Social media has proven instrumental within the student movement, though it makes up only one tool of the resistance. The opposition actively participates in meme culture, often representing the police—whom they disparagingly call sapos, or toads—as Pepe the Frog, a cartoon associated in the United States with anti-Semitism and the American far right. Perez stressed, however, that social media can give a disproportionate sense of its own importance, because no one hears from the non-users. And in Nicaragua, that’s a majority of the population: Only about 20 percent of Nicaraguans have access to the Internet.

Perez said that an essential quality of the opposition movement has been its ability to reach “normal people,” or those who aren’t necessarily radical but just want basic rights. “The majority of the movement is mostly center,” he explained.

“What are people supposed to do?” the man went on, “They’re armed with slingshots but being attacked with machine-gun bullets.”

Corrales left the country, too. In July, he volunteered as an international observer during the Mexican presidential elections and never left. “In the very airport, they could [arrest and] investigate me,” he said. “They’ve criminalized youth.”

Méndez, however, remains. “I’ve thought about leaving the country,” he said, “but my family’s economic situation doesn’t permit it. And I’m sure there are thousands of cases like mine.”
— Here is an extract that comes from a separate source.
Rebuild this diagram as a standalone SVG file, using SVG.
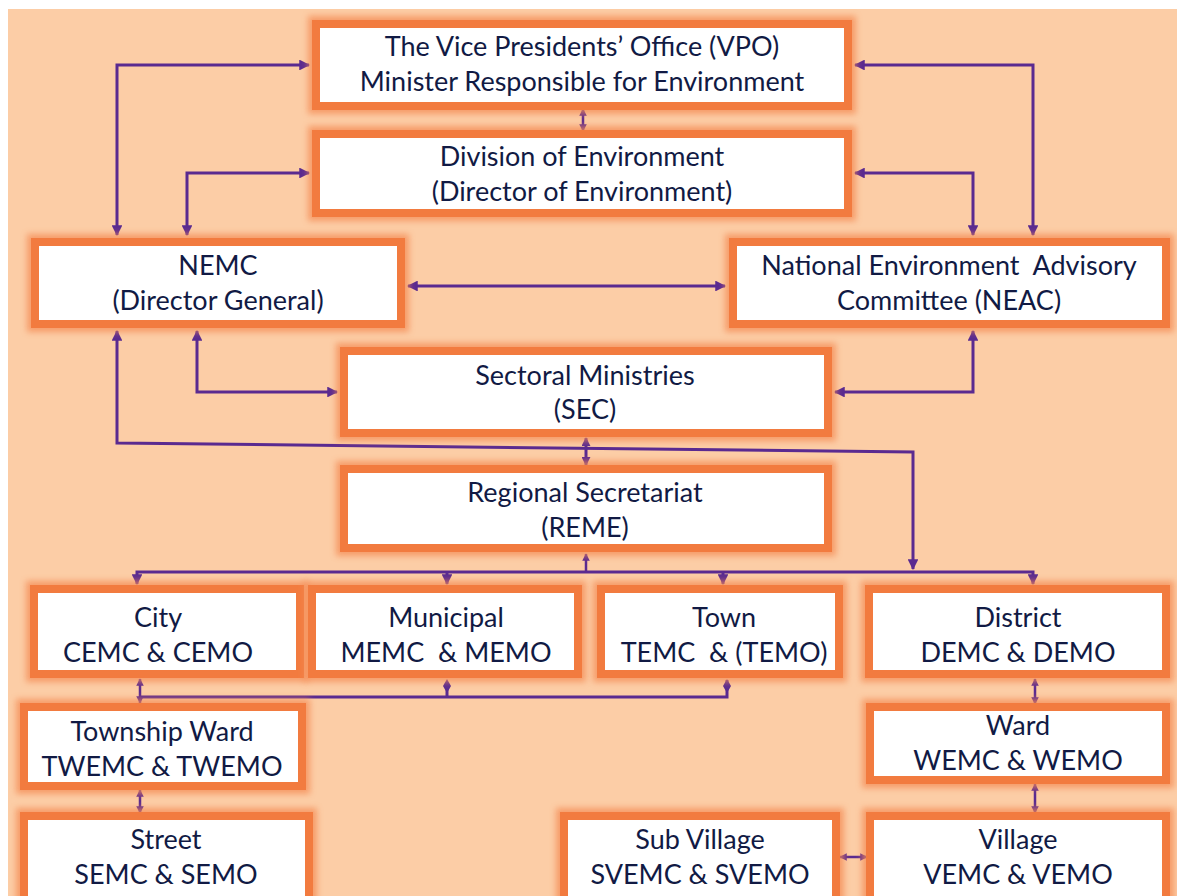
<svg xmlns="http://www.w3.org/2000/svg" width="1177" height="896" viewBox="0 0 1177 896">
<defs>
<style>
.bg{fill:#fccda6}
.glow{fill:none;stroke:#f48a52;stroke-width:16;opacity:0.75;filter:url(#blur)}
.box{fill:#ffffff;stroke:#f27b3f;stroke-width:8}
.t{font-family:Lato,"Open Sans",sans-serif;font-size:27px;fill:#111a44;text-anchor:middle}
.c{fill:none;stroke:#5a2a90;stroke-width:3}
.s{fill:none;stroke:#5a2a90;stroke-width:2.5}
</style>
<filter id="blur" x="-10%" y="-20%" width="120%" height="140%"><feGaussianBlur stdDeviation="3"/></filter>
<marker id="ah" viewBox="0 0 10 10" refX="9" refY="5" markerWidth="3.6" markerHeight="3.6" orient="auto-start-reverse" markerUnits="strokeWidth">
<path d="M0,0 L10,5 L0,10 z" fill="#5a2a90"/>
</marker>
<marker id="as" viewBox="0 0 10 10" refX="9" refY="5" markerWidth="3" markerHeight="3" orient="auto-start-reverse" markerUnits="strokeWidth">
<path d="M0,0 L10,5 L0,10 z" fill="#5a2a90"/>
</marker>
</defs>
<rect x="0" y="0" width="1177" height="896" fill="#ffffff"/>
<rect class="bg" x="8" y="9" width="1169" height="887"/>

<g id="connectors">
<polyline class="c" points="309,65 117,65 117,235" marker-start="url(#ah)" marker-end="url(#ah)"/>
<polyline class="c" points="309,173 187,173 187,235" marker-start="url(#ah)" marker-end="url(#ah)"/>
<polyline class="c" points="855,65 1033,65 1033,235" marker-start="url(#ah)" marker-end="url(#ah)"/>
<polyline class="c" points="855,173 973,173 973,235" marker-start="url(#ah)" marker-end="url(#ah)"/>
<line class="s" x1="583" y1="109" x2="583" y2="131" marker-start="url(#as)" marker-end="url(#as)"/>
<line class="c" x1="408" y1="286" x2="725" y2="286" marker-start="url(#ah)" marker-end="url(#ah)"/>
<polyline class="c" points="197,331 197,392 337,392" marker-start="url(#ah)" marker-end="url(#ah)"/>
<polyline class="c" points="973,331 973,392 835,392" marker-start="url(#ah)" marker-end="url(#ah)"/>
<polyline class="c" points="117,331 117,443 913,452 913,569" marker-start="url(#ah)" marker-end="url(#ah)"/>
<line class="c" x1="586" y1="438" x2="586" y2="465" marker-start="url(#as)" marker-end="url(#as)"/>
<line class="s" x1="586" y1="554" x2="586" y2="572" marker-start="url(#as)"/>
<polyline class="c" points="137,584 137,572 1033,572 1033,584" marker-start="url(#ah)" marker-end="url(#ah)"/>
<line class="c" x1="447" y1="572" x2="447" y2="584" marker-end="url(#ah)"/>
<line class="c" x1="723" y1="572" x2="723" y2="584" marker-end="url(#ah)"/>
<line class="s" x1="140" y1="679" x2="140" y2="703" marker-start="url(#as)" marker-end="url(#as)"/>
<polyline class="c" points="140,697 727,697 727,680"/>
<path d="M727,679 L731,686 L727,693 L723,686 Z" fill="#5a2a90"/>
<path d="M447,679 L451,686 L447,693 L443,686 Z" fill="#5a2a90"/>
<line class="c" x1="447" y1="697" x2="447" y2="688"/>
<line class="s" x1="140" y1="790" x2="140" y2="813" marker-start="url(#as)" marker-end="url(#as)"/>
<line class="s" x1="1035" y1="679" x2="1035" y2="704" marker-start="url(#as)" marker-end="url(#as)"/>
<line class="s" x1="1035" y1="784" x2="1035" y2="813" marker-start="url(#as)" marker-end="url(#as)"/>
<line class="s" x1="840" y1="857" x2="867" y2="857" marker-start="url(#as)" marker-end="url(#as)"/>
</g>

<g id="vpo"><rect class="glow" x="316" y="24" width="532" height="82"/><rect class="box" x="316" y="24" width="532" height="82"/>
<text class="t" x="582" y="56">The Vice Presidents’ Office (VPO)</text><text class="t" x="582" y="91">Minister Responsible for Environment</text></g>
<g id="division"><rect class="glow" x="316" y="134" width="532" height="79"/><rect class="box" x="316" y="134" width="532" height="79"/>
<text class="t" x="582" y="166">Division of Environment</text><text class="t" x="582" y="201">(Director of Environment)</text></g>
<g id="nemc"><rect class="glow" x="35" y="242" width="366" height="82"/><rect class="box" x="35" y="242" width="366" height="82"/>
<text class="t" x="218" y="275">NEMC</text><text class="t" x="218" y="310">(Director General)</text></g>
<g id="neac"><rect class="glow" x="733" y="242" width="433" height="82"/><rect class="box" x="733" y="242" width="433" height="82"/>
<text class="t" x="949" y="275" xml:space="preserve">National Environment  Advisory</text><text class="t" x="949" y="310">Committee (NEAC)</text></g>
<g id="sectoral"><rect class="glow" x="344" y="351" width="484" height="82"/><rect class="box" x="344" y="351" width="484" height="82"/>
<text class="t" x="585" y="385">Sectoral Ministries</text><text class="t" x="585" y="419">(SEC)</text></g>
<g id="regional"><rect class="glow" x="344" y="469" width="484" height="79"/><rect class="box" x="344" y="469" width="484" height="79"/>
<text class="t" x="585" y="502">Regional Secretariat</text><text class="t" x="585" y="537">(REME)</text></g>
<g id="city"><rect class="glow" x="34" y="589" width="266" height="85"/><rect class="box" x="34" y="589" width="266" height="85"/>
<text class="t" x="158" y="627">City</text><text class="t" x="158" y="662">CEMC &amp; CEMO</text></g>
<g id="municipal"><rect class="glow" x="312" y="589" width="266" height="85"/><rect class="box" x="312" y="589" width="266" height="85"/>
<text class="t" x="446" y="627">Municipal</text><text class="t" x="446" y="662" xml:space="preserve">MEMC  &amp; MEMO</text></g>
<g id="town"><rect class="glow" x="601" y="589" width="238" height="85"/><rect class="box" x="601" y="589" width="238" height="85"/>
<text class="t" x="724" y="627">Town</text><text class="t" x="724" y="662" xml:space="preserve">TEMC  &amp; (TEMO)</text></g>
<g id="district"><rect class="glow" x="869" y="589" width="297" height="85"/><rect class="box" x="869" y="589" width="297" height="85"/>
<text class="t" x="1018" y="627">District</text><text class="t" x="1018" y="662">DEMC &amp; DEMO</text></g>
<g id="township"><rect class="glow" x="24" y="707" width="278" height="79"/><rect class="box" x="24" y="707" width="278" height="79"/>
<text class="t" x="162" y="741">Township Ward</text><text class="t" x="162" y="776">TWEMC &amp; TWEMO</text></g>
<g id="ward"><rect class="glow" x="870" y="707" width="296" height="73"/><rect class="box" x="870" y="707" width="296" height="73"/>
<text class="t" x="1018" y="735">Ward</text><text class="t" x="1018" y="770">WEMC &amp; WEMO</text></g>
<g id="street"><rect class="glow" x="24" y="816" width="285" height="90"/><rect class="box" x="24" y="816" width="285" height="90"/>
<text class="t" x="166" y="849">Street</text><text class="t" x="166" y="884">SEMC &amp; SEMO</text></g>
<g id="subvillage"><rect class="glow" x="564" y="816" width="272" height="90"/><rect class="box" x="564" y="816" width="272" height="90"/>
<text class="t" x="700" y="849">Sub Village</text><text class="t" x="700" y="884">SVEMC &amp; SVEMO</text></g>
<g id="village"><rect class="glow" x="870" y="816" width="296" height="90"/><rect class="box" x="870" y="816" width="296" height="90"/>
<text class="t" x="1018" y="849">Village</text><text class="t" x="1018" y="884">VEMC &amp; VEMO</text></g>
</svg>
As for what’s next, all three hope for an early election. But “the only way Ortega would concede to that,” Perez lamented, “would be with US and international pressure.” Many Nicaraguans are justifiably wary about the potential consequences of US intervention because of the Contra war, as well as the United States’ imperial track record in Latin America. Some of Ortega’s harshest critics are members of the American far right—like Mike Pence, Ted Cruz, and Marco Rubio—who seem just a little too eager to condemn a leader who calls himself socialist, even if he doesn’t uphold leftist values. While the United States is not the perfect partner, options are limited with the state of the current repression.

“These months have been an eternal night of persecution and death,” Méndez said.

In Managua, the streets shut down as soon as the sun sets, but Corrales is sure that Nicaraguans will not return to their former silence. According to him, “The people are shut up in their houses, but always with dissent on their minds.”